I was now growing up fast, and began to feel a boyish ambition of associating with, those who were older and bigger than myself. Although miserably deficient in education—for I had been well beaten but never taught—yet I was looked upon as a prodigy of knowledge; and I can assure the reader that I took very good care not to dispel that agreeable delusion. Indeed, at this time, I was as great a young literary coxcomb as ever lived, my vanity being high and inflated exactly in proportion to my ignorance, which was also of the purest water. This vanity, however, resulted as much from my position and circumstances as from any strong disposition to be vain on my part. It was generated by the ignorance of the people, and their extreme veneration for any thing in the shape of superior knowledge. In fact, they insisted that I knew every earthly subject, because I had been a couple of years at Latin, and was designed for a priest. It was useless to undeceive men who would not be convinced, so I accordingly gave them, as they say, “the length of their tether;” nay, to such, purpose did I ply them with proofs of it, that my conversation soon became as fine a specimen of pedantic bombast as ever was uttered. Not a word under six feet could come out of my lips, even of English; but as the best English, after all, is but commonplace, I peppered them with vile Latin, and an occasional verse in Greek, from St. John's Gospel, which I translated for them into a wrong meaning, with an air of lofty superiority that made them turn up their eyes with wonder. I was then, however, but one of a class which still exists, and will continue to do so until a better informed generation shall prevent those who compose it from swaggering about in all the pompous pride of young impostors, who boast of knowing “the seven languages.” The reader will find an illustration of this in the sketch of “Denis O'Shaughnessy going to Maynooth.”
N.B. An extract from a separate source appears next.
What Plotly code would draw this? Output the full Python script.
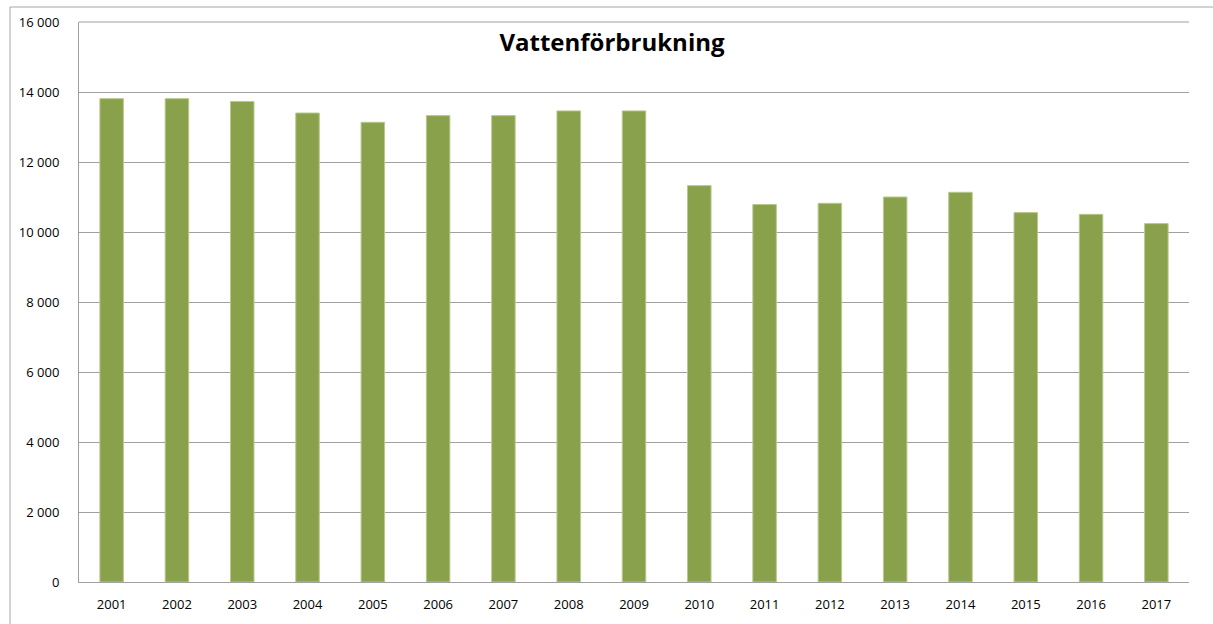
import plotly.graph_objects as go

years = ["2001", "2002", "2003", "2004", "2005", "2006", "2007", "2008", "2009",
         "2010", "2011", "2012", "2013", "2014", "2015", "2016", "2017"]
consumption = [13810, 13810, 13730, 13400, 13135, 13325, 13325, 13460, 13460,
               11325, 10785, 10820, 11000, 11135, 10555, 10505, 10240]
y_ticks = [0, 2000, 4000, 6000, 8000, 10000, 12000, 14000, 16000]

W, H = 1213, 624
ml, mr, mt, mb = 79, 24, 22, 42
pw, ph = W - ml - mr, H - mt - mb
FONT = "Open Sans, Liberation Sans, sans-serif"

fig = go.Figure(go.Bar(
    x=years, y=consumption,
    marker=dict(color="#8AA14C", line=dict(color="#B9C98E", width=1)),
))

fig.update_layout(
    width=W, height=H,
    margin=dict(l=ml, r=mr, t=mt, b=mb),
    paper_bgcolor="white", plot_bgcolor="white",
    font=dict(family=FONT, size=13, color="#000"),
    separators=", ",
    bargap=0.64,
    showlegend=False,
    title=dict(text="<b>Vattenförbrukning</b>", x=612 / W, xanchor="center",
               y=1 - 43 / H, yanchor="middle",
               font=dict(size=24, color="#000", family=FONT)),
    xaxis=dict(showgrid=False, showline=True, linecolor="#A0A0A0", linewidth=1,
               ticks="", ticklabelstandoff=10, tickfont=dict(size=13)),
    yaxis=dict(range=[0, 16000], tickvals=y_ticks, tickformat=",d",
               showgrid=True, gridcolor="#A0A0A0", gridwidth=1,
               showline=True, linecolor="#A0A0A0", linewidth=1,
               zeroline=False, ticks="", ticklabelstandoff=16, tickfont=dict(size=13)),
    shapes=[
        dict(type="rect", xref="paper", yref="paper",
             x0=(10 - ml) / pw, x1=(W + 5 - ml) / pw,
             y0=-0.2, y1=1 + (mt - 7) / ph,
             line=dict(color="#A6A6A6", width=1), layer="below"),
        dict(type="line", xref="paper", yref="paper", x0=0, x1=1, y0=1, y1=1,
             line=dict(color="#A0A0A0", width=1), layer="above"),
    ],
)

fig.write_html("out.html", config={"displayModeBar": False},
               post_script="document.body.style.margin='0';document.body.style.padding='0';")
In the meantime, I was unconsciously but rapidly preparing myself for a position in Irish literature, which I little dreamt I should ever occupy. I now mingled in the sports and pastimes of the people, until indulgence in them became the predominant passion of mv youth. Throwing the stone, wrestling, leaping, foot-ball, and every other description of athletic exercise filled up the measure of my early happiness. I attended every wake, dance, fair, and merry-making in the neighborhood, and became so celebrated for dancing hornpipes, jigs, and reels, that I was soon without a rival in the parish.
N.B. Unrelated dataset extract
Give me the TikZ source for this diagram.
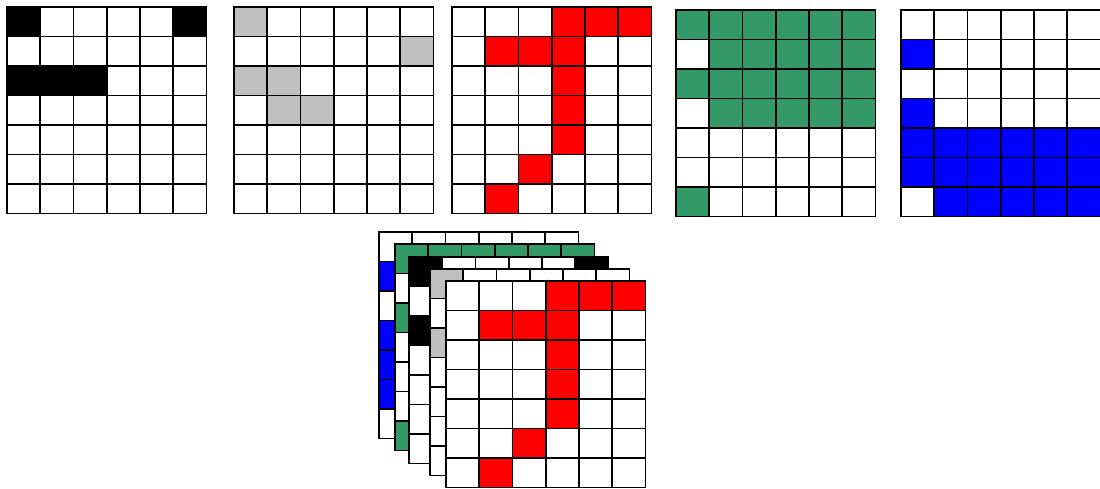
\documentclass[tikz,border=0pt]{standalone}
\definecolor{cgreen}{RGB}{51,153,102}
\definecolor{cgray}{RGB}{192,192,192}
\definecolor{cred}{RGB}{255,0,0}
\definecolor{cblue}{RGB}{0,0,255}
\def\cw{33.25}
\def\ch{29.5}
\newcommand\drawgrid[4]{%
  \begin{scope}[shift={(#1,#2)}]
    \fill[white] (0,0) rectangle (6*\cw,7*\ch);
    \foreach \r/\c in {#4} {\fill[#3] (\c*\cw,\r*\ch) rectangle ++(\cw,\ch);}
    \foreach \i in {0,...,6} {\draw[gridline] (\i*\cw,0) -- (\i*\cw,7*\ch);}
    \foreach \j in {0,...,7} {\draw[gridline] (0,\j*\ch) -- (6*\cw,\j*\ch);}
  \end{scope}}
\begin{document}
\begin{tikzpicture}[x=1pt,y=-1pt,gridline/.style={black,line width=1.8pt,line cap=rect}]
\useasboundingbox (0,0) rectangle (1100,488);
\fill[white] (0,0) rectangle (1100,488);
% top row
\drawgrid{7}{7}{black}{0/0,0/5,2/0,2/1,2/2}
\drawgrid{234}{7}{cgray}{0/0,1/5,2/0,2/1,3/1,3/2}
\drawgrid{452}{7}{cred}{0/3,0/4,0/5,1/1,1/2,1/3,2/3,3/3,4/3,5/2,6/1}
\drawgrid{676}{10}{cgreen}{0/0,0/1,0/2,0/3,0/4,0/5,1/1,1/2,1/3,1/4,1/5,2/0,2/1,2/2,2/3,2/4,2/5,3/1,3/2,3/3,3/4,3/5,6/0}
\drawgrid{901}{10}{cblue}{1/0,3/0,4/0,4/1,4/2,4/3,4/4,4/5,5/0,5/1,5/2,5/3,5/4,5/5,6/1,6/2,6/3,6/4,6/5}
% stack
\drawgrid{379}{232}{cblue}{1/0,3/0,4/0,4/1,4/2,4/3,4/4,4/5,5/0,5/1,5/2,5/3,5/4,5/5,6/1,6/2,6/3,6/4,6/5}
\drawgrid{395}{244}{cgreen}{0/0,0/1,0/2,0/3,0/4,0/5,1/1,1/2,1/3,1/4,1/5,2/0,2/1,2/2,2/3,2/4,2/5,3/1,3/2,3/3,3/4,3/5,6/0}
\drawgrid{409}{257}{black}{0/0,0/5,2/0,2/1,2/2}
\drawgrid{430}{269}{cgray}{0/0,1/5,2/0,2/1,3/1,3/2}
\drawgrid{446}{281}{cred}{0/3,0/4,0/5,1/1,1/2,1/3,2/3,3/3,4/3,5/2,6/1}
\end{tikzpicture}
\end{document}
This kind of life, though very delightful to a boy of my years, was not, however, quite satisfactory, as it afforded me no ultimate prospect, and the death of my father had occasioned the circumstances of the family to decline. I heard, about this time, that a distant relative of mine, a highly respectable priest, had opened a classical school near Glasslough, in the county of Monaghan. To him I accordingly went, mentioned our affinity, and had my claims allowed. I attended his school with intermission for about two years, at the expiration of which period I once more returned to our family, who were then very much reduced.

I was now about nineteen, strong, active, and could leap two-and-twenty feet on a dead level; but though thoroughly acquainted with Irish life among my own class, I was as ignorant of the world as a child. Ever since my boyhood, in consequence of the legends which I had heard from my father, about the far-famed Lough-derg, or St. Patrick's Purgatory, I felt my imagination fired with a romantic curiosity to perform a station at that celebrated place. I accordingly did so, and the description of that most penal performance, some years afterwards, not only constituted my debut in literature, but was also the means of preventing me from being a pleasant, strong-bodied parish priest at this day; indeed, it was the cause of changing the whole destiny of my subsequent life.

“The Loughderg Pilgrim” is given in the present edition, and may be relied on, not so much as an ordinary narrative, as a perfect transcript of what takes place during the stations which are held there in the summer months.